Melinda Silverman and Barbara Ludman
Change is pain or it is if you’re a Virgin Active member trying to navigate around your newly renovated gym.
Members felt the burn last year when the new owner cancelled contracts and increased the fees; but despite threats of lawsuits and the flight of two-thirds of the members, the group broke even in six months.
Now new people are joining and some defectors are returning but if they’re walking into one of the clubs being Virgin Activated, they’ll never recognise them. Gone is the neighbourhood feel the familiar, ageing machines, the drooping potplants, the little nooks and crannies where you could slap down a mat and work the knots out of your hamstrings. They’ve been replaced by glitz and glamour, shiny metallic stair treads, neon signs and colourful “accent walls”.
According to Carlette Scholtz of VHS Architects in Pretoria, the brief was to give the place a “totally new look”, to signal the change from the old Health & Racquet to the new Virgin Active. “We used neutral, natural materials white for the structure, granite coloured tiles and very strong colours for the accent walls. The ‘visual lifestyles’ are very big prints on vinyl and they add to the visual impact of the club.”
These “visual lifestyles” one actually advertises Tag Heuer watches consist of gorgeous people shouting with joy as they go about spinning or running or swimming, in sharp contrast to the average club member hot, sweaty, slightly overweight and feeling the pain.
Old Eds, the Houghton flagship of the group, has always had a communal atmosphere but things have changed. For communal, see the “cardio area” just past the entrance a huge block of new imported treadmills, stationary and recumbent bicycles, cross-trainers and step machines where the weights used to be. The machines are set out in rows 10 to 12 machines across, 10 rows deep, in a two-sided room of their own, battery-hen style. The sight of dozens of people engaged simultaneously in this fruitless, repetitive activity is enough to put one off gyms forever.
Old Eds general manager Marco de Vries doesn’t see it that way. “By placing the cardio area at the entrance to the club,” he explains, “first-time visitors to the club and the majority of our members would feel less intimidated when entering the facility” which apparently was often the case when the weightlifters were out there in front. Anyway, that’s where Old Eds could easily cluster dedicated plugs, since cardio equipment is electrically powered unlike, for example, machines on the circuit and weights. So weights swopped places with stationary bikes.

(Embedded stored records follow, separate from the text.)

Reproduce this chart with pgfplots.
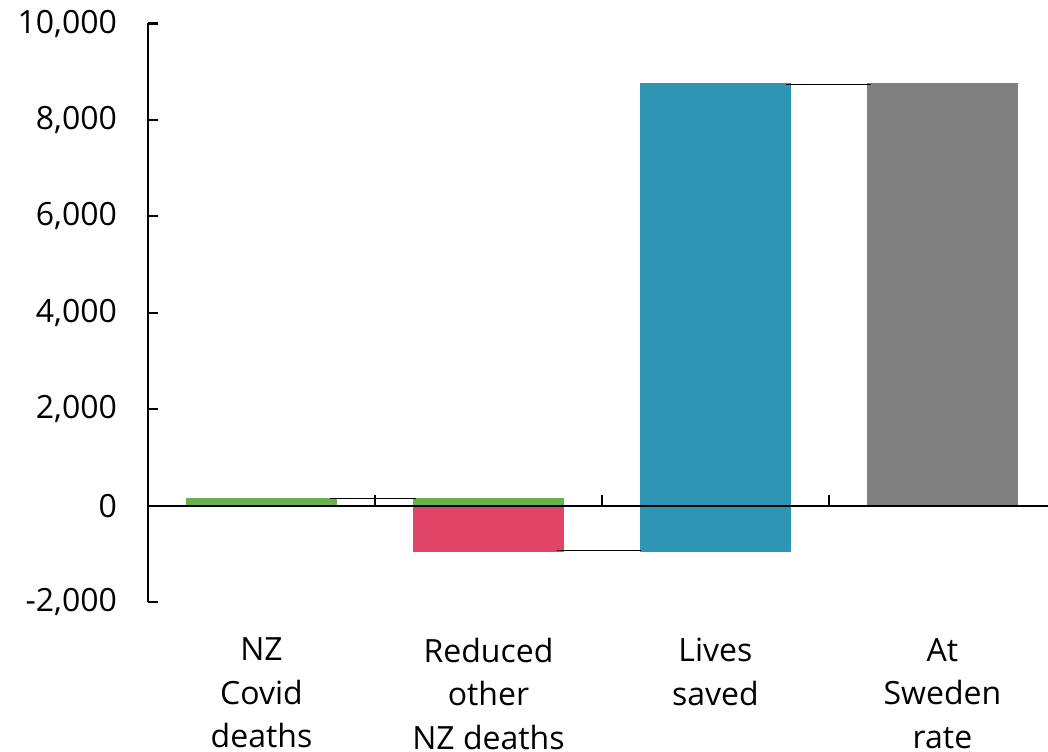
\documentclass[border=0pt]{standalone}
\usepackage{pgfplots}
\pgfplotsset{compat=1.18}
\usepackage{fontspec}
\setmainfont{Open Sans}
\definecolor{nzgreen}{RGB}{106,176,76}
\definecolor{nzred}{RGB}{224,69,104}
\definecolor{nzteal}{RGB}{46,150,180}
\definecolor{nzgray}{RGB}{128,128,128}
\tikzset{wbar/.style={ybar, bar width=0.665, bar shift=0pt, draw=none}}

\begin{document}
\begin{tikzpicture}
\begin{axis}[
  scale only axis, width=450pt, height=289.25pt,
  xmin=-0.5, xmax=3.465, ymin=-2000, ymax=10000,
  axis y line*=left, axis x line*=bottom,
  x axis line style={draw=none},
  y axis line style={line width=1pt},
  ytick={-2000,0,...,10000}, scaled y ticks=false,
  y tick style={line width=1pt, black}, major tick length=5pt, tick align=inside,
  xtick={0,1,2,3}, x tick style={draw=none},
  xticklabels={NZ\\Covid\\deaths, Reduced\\other\\NZ deaths, Lives\\saved, At\\Sweden\\rate},
  xticklabel style={align=center, yshift=-14.5pt, font=\fontsize{16}{21.75}\selectfont},
  yticklabel style={xshift=-12pt},
  font=\fontsize{16}{21.5}\selectfont,
  /pgf/number format/assume math mode=true,
  clip=false,
]
% bars, all from zero
\addplot[wbar, fill=nzgreen] coordinates {(0,150)};
\addplot[wbar, fill=nzgreen] coordinates {(1,150)};
\addplot[wbar, fill=nzred] coordinates {(1,-970)};
\addplot[wbar, fill=nzteal] coordinates {(2,8770)};
\addplot[wbar, fill=nzteal] coordinates {(2,-970)};
\addplot[wbar, fill=nzgray] coordinates {(3,8770)};
% connectors
\addplot[black, line width=0.6pt] coordinates {(0.30,150) (0.68,150)};
\addplot[black, line width=0.6pt] coordinates {(1.30,-930) (1.67,-930)};
\addplot[black, line width=0.6pt] coordinates {(2.31,8740) (2.685,8740)};
% zero line and category ticks
\addplot[black, line width=1pt] coordinates {(-0.5,0) (3.465,0)};
\addplot[black, line width=1pt] coordinates {(0.5,0) (0.5,230)};
\addplot[black, line width=1pt] coordinates {(1.5,0) (1.5,230)};
\addplot[black, line width=1pt] coordinates {(2.5,0) (2.5,230)};
\end{axis}
\pgfresetboundingbox
\path (current axis.south west) +(-74pt,-74.5pt) coordinate (bl);
\path (current axis.north east) +(0pt,11.75pt) coordinate (tr);
\useasboundingbox (bl) rectangle (tr);
\end{tikzpicture}
\end{document}
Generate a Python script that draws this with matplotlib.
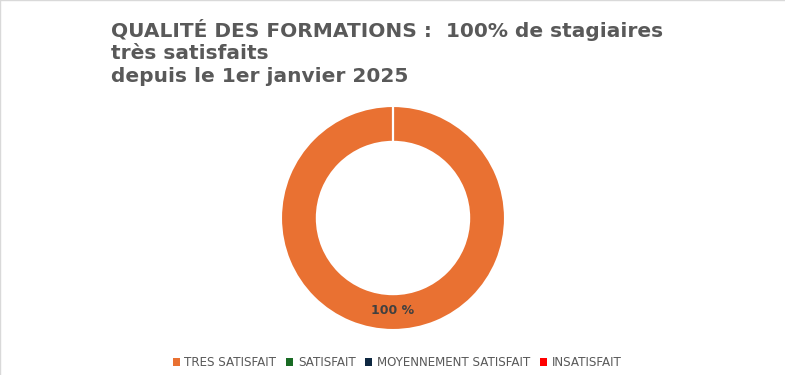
import matplotlib.pyplot as plt
from matplotlib.lines import Line2D
from matplotlib.patches import Patch

categories = ['TRES SATISFAIT', 'SATISFAIT', 'MOYENNEMENT SATISFAIT', 'INSATISFAIT']
values = [100, 0, 0, 0]
colors = ['#E97132', '#196B24', '#0E2841', '#FF0000']
title = 'QUALITÉ DES FORMATIONS :  100% de stagiaires\ntrès satisfaits\ndepuis le 1er janvier 2025'


def main():
    fig = plt.figure(figsize=(7.85, 3.75), dpi=100)
    # donut: center (393, 218) px, outer radius 112 px
    W, H = 785, 375
    R = 112
    ax = fig.add_axes([(393 - R) / W, 1 - (218 + R) / H, 2 * R / W, 2 * R / H])
    ax.pie(values, colors=colors, startangle=90, counterclock=False, radius=1.0,
           wedgeprops=dict(width=0.32, edgecolor='white', linewidth=1.5))
    ax.set_aspect('equal')
    ax.set_xlim(-1, 1)
    ax.set_ylim(-1, 1)
    ax.axis('off')
    ax.text(0, -0.83, '100 %', ha='center', va='center', fontsize=9,
            fontweight='bold', color='#404040')

    fig.text(111 / W, 1 - 19 / H, title, ha='left', va='top', fontsize=14.5,
             fontweight='bold', color='#595959', linespacing=1.22)

    handles = [Patch(facecolor=c, edgecolor='none') for c in colors]
    fig.legend(handles, categories, loc='center', bbox_to_anchor=(0.506, 1 - 363 / H),
               ncol=4, frameon=False, fontsize=8.6, labelcolor='#595959',
               handlelength=0.6, handleheight=0.6, handletextpad=0.4, columnspacing=0.8)

    # faint frame on left and top
    fig.add_artist(Line2D([0.0006, 0.0006], [0, 1], transform=fig.transFigure,
                          color='#D9D9D9', linewidth=1))
    fig.add_artist(Line2D([0, 1], [0.9987, 0.9987], transform=fig.transFigure,
                          color='#D9D9D9', linewidth=1))
    fig.savefig('out.png', dpi=100)


if __name__ == '__main__':
    main()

Club managers decided on the placement of the machines and at Old Eds, which hasn’t an enormous amount of space, many more new machines were crammed in, to the delight of people tired of waiting in line for a treadmill.
However, cardio machines are mind-numbingly boring. So under the old system, treadmills overlooked the pool, and one row of bicycles looked out at the circuits so the terminally bored could watch other members torturing themselves in different ways.
Under the new system, stationary bikers can look at the bums of other stationery bikers which may or may not be a rewarding sight, depending on your tastes or the quality of the bums. Machines in the cardio section, like most machines throughout the gym, have been placed with their backs to the windows. But there’s a row of television sets up top and you can plug your own earphones into the console attached to each machine just like those plug earphones you get on airplanes. It could of course bring back happy memories of flying lower class on Virgin Airlines.
There’s a new studio for spinning called V-cycling (in pursuit of branding) and a variety of machines on the circuit some exactly like the old ones, but new and locally made, and some imported free-motion machines, new to South Africa. There aren’t enough mirrors in the weight room on one wall instead there’s a huge “lifestyle” poster of a guy in a bicycle race but De Vries assures us more mirrors will go up in phase two.
The Randburg club with the same number of machines, but fewer members and more floor space has gone about it rather differently. Although general manager Iona Swanepoel assures “all cardio is more or less in the same area”, some of it overlooks the pool, some faces the screen in the juice bar. “The big thing for me is the placing of the equipment, which now gives the members choice. Some people feel a bit claustrophobic where there’s a lot of equipment,” she says. “And it’s nice to have the opportunity to run and look over the pool.
“You’ve got to look at the logistics. You can’t have a treadmill behind a stepping machine because the person on the treadmill wouldn’t be able to view the television.”
“For me,” she says, “it’s about making the member most comfortable when they’re in for training. It’s the experience that they have within the facility that’s critical.”
Not all change is pain it can also be positively invigorating. Take for example the two new “sensation showers” installed in the changerooms at Old Eds. Scholtz says each shower has three different shower heads and three different mixers with endless experimental opportunies. Some, as they say, like it hot; the question is how and where.
In both clubs, there are plenty of people around in black lycra shorts and T-shirts with the Virgin Active logo a requirement now for all employees. In case one forgets, dazzled by all the neon and inspirational posters, whom to thank (or blame) for it all.